The result: a page with lots of different accessibility smells gets treated more harshly than one that simply repeats a single pattern.
2.4. Page importance
Not all pages are equal. A broken:
- checkout or booking flow can block revenue and legal compliance.
- blog post is still important, but not at the same level.
Seednd allows you to define a page importance weight per template or per URL:
- Critical flows (e.g. checkout): 1.5–2.0
- High-value marketing pages: ~1.2
- Normal/low-priority content: 1.0 (default)
This weight is applied to the total penalty, so the same technical issue on a checkout page hurts more than on a low-traffic article.
2.5. Normalising for page size
Very large pages naturally have more DOM nodes and more opportunities for failures. To keep scores comparable across pages, we divide the total penalty by a page size factor that grows slowly with page size.
This means:
- A huge, complex page doesn’t automatically look “worse” purely because of its size.
- But if a large page is both big and consistently inaccessible, it will still score poorly.
2.6. Soft caps and hard caps
To keep the scoring scale stable and readable over time:
- We apply a soft cap to the penalty: beyond a certain point, extra problems still lower the score, but with diminishing returns.
- We apply a hard cap so the penalty can’t grow without bound.
This prevents a single extremely bad page from skewing the system and keeps our scores in a predictable 0–100 range.
3. Converting penalty to a Raw Severity Score
Once we have the effective penalty for a page (after weighting, normalisation, and caps), we convert it into a score:
Raw Severity Score = 100 − (scaled penalty), with a minimum floor (e.g. 5–10).
Interpretation:
- 90–100 – Very strong automated baseline. Mostly small or rare issues.
- 70–89 – Moderate issues. Focus on the top critical/serious patterns.
- 40–69 – Significant accessibility debt. Users will feel this.
- 0–39 – Severe accessibility problems; expect strong impact on disabled users.
This is the number we use for the big donut in the UI.
4. Compliance Score: WCAG 2.2 AA
Separately, we calculate a Compliance Score for a given WCAG standard and level, such as WCAG 2.2 AA.

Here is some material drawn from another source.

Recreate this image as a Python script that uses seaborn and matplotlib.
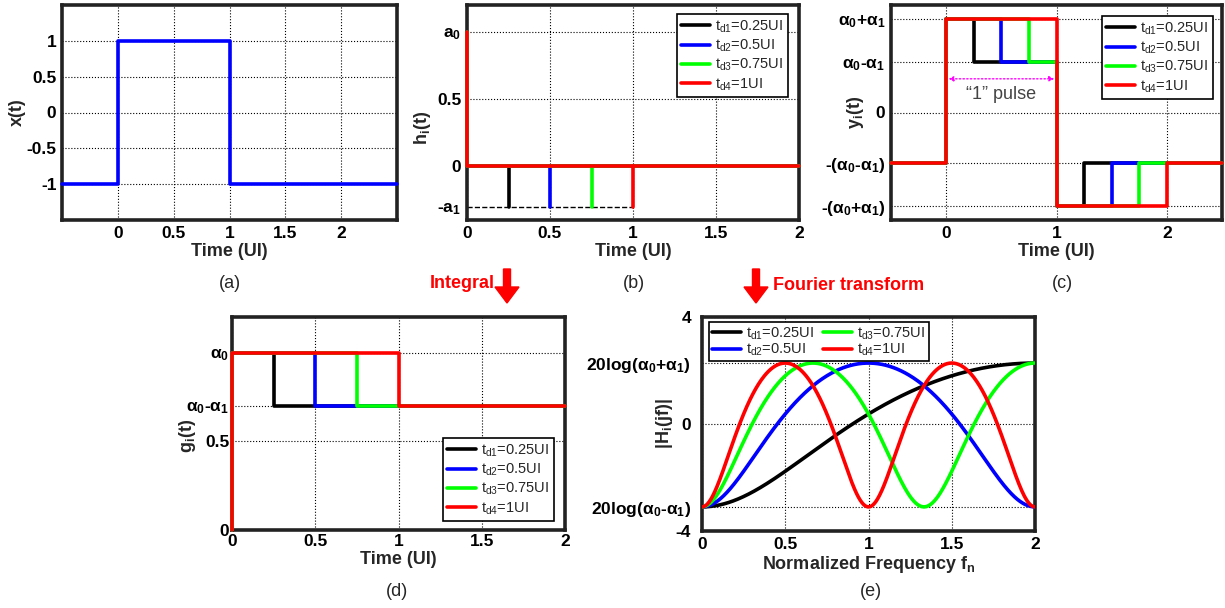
import numpy as np
import pandas as pd
import matplotlib
matplotlib.use("Agg")
import matplotlib.pyplot as plt
import seaborn as sns
from matplotlib.lines import Line2D
from matplotlib.patches import FancyArrow

sns.set_theme(style="white")
plt.rcParams["font.family"] = ["Liberation Sans Narrow", "Liberation Sans", "DejaVu Sans"]
plt.rcParams["mathtext.fontset"] = "custom"
plt.rcParams["mathtext.rm"] = "Liberation Sans"
plt.rcParams["mathtext.it"] = "Liberation Sans:italic"
plt.rcParams["mathtext.bf"] = "Liberation Sans:bold"

# ---- model parameters ----------------------------------------------------
alpha0 = 1.0          # main tap
alpha1 = 0.3          # post-cursor tap
delays_ui = [0.25, 0.5, 0.75, 1.0]
series_colors = ["#000000", "#0000ff", "#00ff00", "#ff0000"]
delay_labels = [r"$\mathregular{t_{d1}}$=0.25UI", r"$\mathregular{t_{d2}}$=0.5UI",
                r"$\mathregular{t_{d3}}$=0.75UI", r"$\mathregular{t_{d4}}$=1UI"]

# input "1" pulse x(t)
pulse_t = [-0.5, 0, 0, 1, 1, 2.5]
pulse_x = [-1, -1, 1, 1, -1, -1]

# normalized frequency grid for the magnitude response
freq_norm = np.linspace(0, 2, 601)

LW = 2.6
TICK_FS = 12.5
LABEL_FS = 13
LEG_FS = 10.5


def style_axes(ax):
    for s in ax.spines.values():
        s.set_visible(True)
        s.set_color("#222222")
        s.set_linewidth(2.6)
    ax.grid(True, color="black", linestyle=":", linewidth=0.8)
    ax.tick_params(direction="in", length=4, width=1, pad=4,
                   labelsize=TICK_FS, colors="black")
    ax.set_facecolor("white")


def bold_ticks(ax):
    for lab in ax.get_xticklabels() + ax.get_yticklabels():
        lab.set_fontweight("bold")


def step_line(ax, xs, ys, color, zorder=3, **kw):
    sns.lineplot(x=xs, y=ys, estimator=None, sort=False, color=color,
                 linewidth=LW, ax=ax, legend=False, **kw)
    ln = ax.lines[-1]
    ln.set_clip_on(False)
    ln.set_zorder(zorder)
    return ln


def delay_legend(ax, labelspacing=0.2, borderpad=0.3, **kw):
    handles = [Line2D([], [], color=c, lw=LW) for c in series_colors]
    leg = ax.legend(handles, delay_labels, frameon=True, fancybox=False,
                    edgecolor="black", framealpha=1, fontsize=LEG_FS,
                    handlelength=2.0, handletextpad=0.35, borderpad=borderpad,
                    labelspacing=labelspacing, borderaxespad=0, **kw)
    leg.get_frame().set_linewidth(1.2)
    return leg


fig = plt.figure(figsize=(12.25, 6.08), dpi=100)
W, H = 1225, 608


def add_axes_px(left, top, right, bottom):
    return fig.add_axes([left / W, 1 - bottom / H, (right - left) / W, (bottom - top) / H])


# ---- (a) input pulse -----------------------------------------------------
ax_a = add_axes_px(62, 5, 397, 220)
style_axes(ax_a)
step_line(ax_a, pulse_t, pulse_x, "#0000ff")
ax_a.set_xlim(-0.5, 2.5)
ax_a.set_ylim(-1.5, 1.5)
ax_a.set_xticks([0, 0.5, 1, 1.5, 2], ["0", "0.5", "1", "1.5", "2"])
ax_a.set_yticks([-1, -0.5, 0, 0.5, 1], ["-1", "-0.5", "0", "0.5", "1"])
bold_ticks(ax_a)
ax_a.set_xlabel("Time (UI)", fontsize=LABEL_FS, fontweight="bold", labelpad=2)
ax_a.set_ylabel("x(t)", fontsize=LABEL_FS, fontweight="bold")
ax_a.yaxis.set_label_coords(-0.107, 0.5)

# ---- (b) impulse responses ------------------------------------------------
ax_b = add_axes_px(467, 5, 799, 220)
style_axes(ax_b)
sns.lineplot(x=[0, 1], y=[-alpha1, -alpha1], estimator=None, sort=False,
             color="black", linewidth=1.0, linestyle="--", ax=ax_b, legend=False)
for td, c in zip(delays_ui, series_colors):
    step_line(ax_b, [0, 0, 0, 2], [alpha0, 0, 0, 0], c)
    step_line(ax_b, [td, td], [0, -alpha1], c)
ax_b.set_xlim(0, 2)
ax_b.set_ylim(-0.4, 1.2)
ax_b.set_xticks([0, 0.5, 1, 1.5, 2], ["0", "0.5", "1", "1.5", "2"])
ax_b.set_yticks([-alpha1, 0, 0.5, alpha0],
                [r"-a$\mathregular{_1}$", "0", "0.5", r"a$\mathregular{_0}$"])
ax_b.get_ygridlines()[0].set_visible(False)
bold_ticks(ax_b)
ax_b.set_xlabel("Time (UI)", fontsize=LABEL_FS, fontweight="bold", labelpad=2)
ax_b.set_ylabel(r"h$\mathregular{_i}$(t)", fontsize=LABEL_FS, fontweight="bold")
ax_b.yaxis.set_label_coords(-0.102, 0.43)
delay_legend(ax_b, loc="upper right", bbox_to_anchor=(0.967, 0.958))

# ---- (c) equalized output --------------------------------------------------
ax_c = add_axes_px(891, 5, 1222, 220)
style_axes(ax_c)
hi, lo = alpha0 + alpha1, alpha0 - alpha1
for td, c in zip(delays_ui, series_colors):
    xs = [-0.5, 0, 0, td, td, 1, 1, 1 + td, 1 + td, 2.5]
    ys = [-lo, -lo, hi, hi, lo, lo, -hi, -hi, -lo, -lo]
    step_line(ax_c, xs, ys, c)
ax_c.annotate("", xy=(0.02, 0.47), xytext=(0.98, 0.47),
              arrowprops=dict(arrowstyle="<|-|>", color="#ff00ff", lw=1.0,
                              linestyle=":", mutation_scale=7, shrinkA=0, shrinkB=0))
ax_c.text(0.5, 0.25, "\u201c1\u201d pulse", ha="center", va="center",
          fontsize=13, color="#444444")
ax_c.set_xlim(-0.5, 2.5)
ax_c.set_ylim(-1.5, 1.5)
ax_c.set_xticks([0, 1, 2], ["0", "1", "2"])
ax_c.set_yticks([-hi, -lo, 0, lo, hi],
                [r"-($\mathregular{\alpha_0}$+$\mathregular{\alpha_1}$)",
                 r"-($\mathregular{\alpha_0}$-$\mathregular{\alpha_1}$)", "0",
                 r"$\mathregular{\alpha_0}$-$\mathregular{\alpha_1}$",
                 r"$\mathregular{\alpha_0}$+$\mathregular{\alpha_1}$"])
bold_ticks(ax_c)
ax_c.set_xlabel("Time (UI)", fontsize=LABEL_FS, fontweight="bold", labelpad=2)
ax_c.set_ylabel(r"y$\mathregular{_i}$(t)", fontsize=LABEL_FS, fontweight="bold")
ax_c.yaxis.set_label_coords(-0.076, 0.5)
delay_legend(ax_c, loc="upper right", bbox_to_anchor=(0.973, 0.949))

# ---- (d) step responses ----------------------------------------------------
ax_d = add_axes_px(232, 317, 565, 530)
style_axes(ax_d)
for td, c in zip(delays_ui, series_colors):
    step_line(ax_d, [0, 0, td, td, 2], [0, alpha0, alpha0, lo, lo], c)
ax_d.set_xlim(0, 2)
ax_d.set_ylim(0, 1.2)
ax_d.set_xticks([0, 0.5, 1, 1.5, 2], ["0", "0.5", "1", "1.5", "2"])
ax_d.set_yticks([0, 0.5, lo, alpha0],
                ["0", "0.5", r"$\mathregular{\alpha_0}$-$\mathregular{\alpha_1}$",
                 r"$\mathregular{\alpha_0}$"])
bold_ticks(ax_d)
ax_d.tick_params(axis="y", pad=2)
ax_d.tick_params(axis="x", pad=3)
ax_d.set_xlabel("Time (UI)", fontsize=LABEL_FS, fontweight="bold", labelpad=1)
ax_d.set_ylabel(r"g$\mathregular{_i}$(t)", fontsize=LABEL_FS, fontweight="bold")
ax_d.yaxis.set_label_coords(-0.102, 0.44)
delay_legend(ax_d, loc="lower right", bbox_to_anchor=(0.967, 0.042))

# ---- (e) magnitude responses ----------------------------------------------
ax_e = add_axes_px(702, 317, 1035, 531)
style_axes(ax_e)
frames = []
for td, lab in zip(delays_ui, delay_labels):
    mag = np.abs(alpha0 - alpha1 * np.exp(-2j * np.pi * freq_norm * td))
    frames.append(pd.DataFrame({"fn": freq_norm, "dB": 20 * np.log10(mag), "delay": lab}))
resp = pd.concat(frames, ignore_index=True)
sns.lineplot(data=resp, x="fn", y="dB", hue="delay", hue_order=delay_labels,
             palette=dict(zip(delay_labels, series_colors)), estimator=None,
             sort=False, linewidth=LW, ax=ax_e, legend=False)
for ln in ax_e.lines:
    ln.set_zorder(3)
db_hi = 20 * np.log10(alpha0 + alpha1)
db_lo = 20 * np.log10(alpha0 - alpha1)
ax_e.set_xlim(0, 2)
ax_e.set_ylim(-4, 4)
ax_e.set_xticks([0, 0.5, 1, 1.5, 2], ["0", "0.5", "1", "1.5", "2"])
ax_e.set_yticks([-4, db_lo, 0, db_hi, 4],
                ["-4", r"20log($\mathregular{\alpha_0}$-$\mathregular{\alpha_1}$)", "0",
                 r"20log($\mathregular{\alpha_0}$+$\mathregular{\alpha_1}$)", "4"])
bold_ticks(ax_e)
ax_e.tick_params(axis="y", pad=8)
ax_e.set_xlabel(r"Normalized Frequency f$\mathregular{_n}$", fontsize=LABEL_FS,
                fontweight="bold", labelpad=2)
ax_e.set_ylabel(r"|H$\mathregular{_i}$(jf)|", fontsize=LABEL_FS, fontweight="bold")
ax_e.yaxis.set_label_coords(-0.081, 0.5)
leg_e = delay_legend(ax_e, loc="upper left", bbox_to_anchor=(0.021, 0.975), ncol=2,
                     columnspacing=0.6, labelspacing=0.02, borderpad=0.2)
leg_e.set_zorder(5)

# ---- captions and flow arrows ---------------------------------------------
for txt, (x, y) in {"(a)": (230, 283), "(b)": (634, 283), "(c)": (1062, 283),
                    "(d)": (397, 592), "(e)": (871, 592)}.items():
    fig.text(x / W, 1 - y / H, txt, ha="center", va="center", fontsize=13,
             family=["Liberation Sans", "DejaVu Sans"])

fig.text(462 / W, 1 - 283 / H, "Integral", ha="center", va="center",
         fontsize=13, fontweight="bold", color="#ff0000")
fig.text(773 / W, 1 - 285 / H, "Fourier transform", ha="left", va="center",
         fontsize=13, fontweight="bold", color="#ff0000")
for ax_x in (507, 756):
    fig.add_artist(FancyArrow(ax_x / W, 1 - 269 / H, 0, -(34 / H),
                              width=7 / W, head_width=24 / W, head_length=16 / H,
                              length_includes_head=True, color="#ff0000",
                              transform=fig.transFigure))

fig.savefig("out.png", dpi=100)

- For each WCAG version/level we maintain the set of criteria that Seednd can test automatically.
- For each criterion, if any related rule fails on this page, that criterion is considered failing.
- The Compliance Score is:
Compliance Score = 100 × (1 − failing criteria / auto-testable criteria)
If all auto-testable WCAG 2.2 AA criteria pass, you get a Compliance Score of 100 and we label the page:
“Meets WCAG 2.2 AA (automated checks).”
If some criteria fail, we show how many are impacted and list them in the issue detail panels.
We also always remind users:
“Automated checks can’t cover every WCAG requirement. Manual testing is still required for full conformance.”
5. Why we keep the scores separate
We deliberately keep:
- Raw Severity Score – “how bad is this page overall?”
- Compliance Score – “how aligned is this page with WCAG 2.2 AA (within what can be automated)?”
separate because they answer different questions:
- A page might have lots of minor issues (lower severity score) but still pass all the core WCAG 2.2 AA criteria we can test.
- Another page might have a few very serious failures on important criteria, leading to a relatively low Compliance Score.
This split makes it easier to explain the state of a website to stakeholders and legal teams.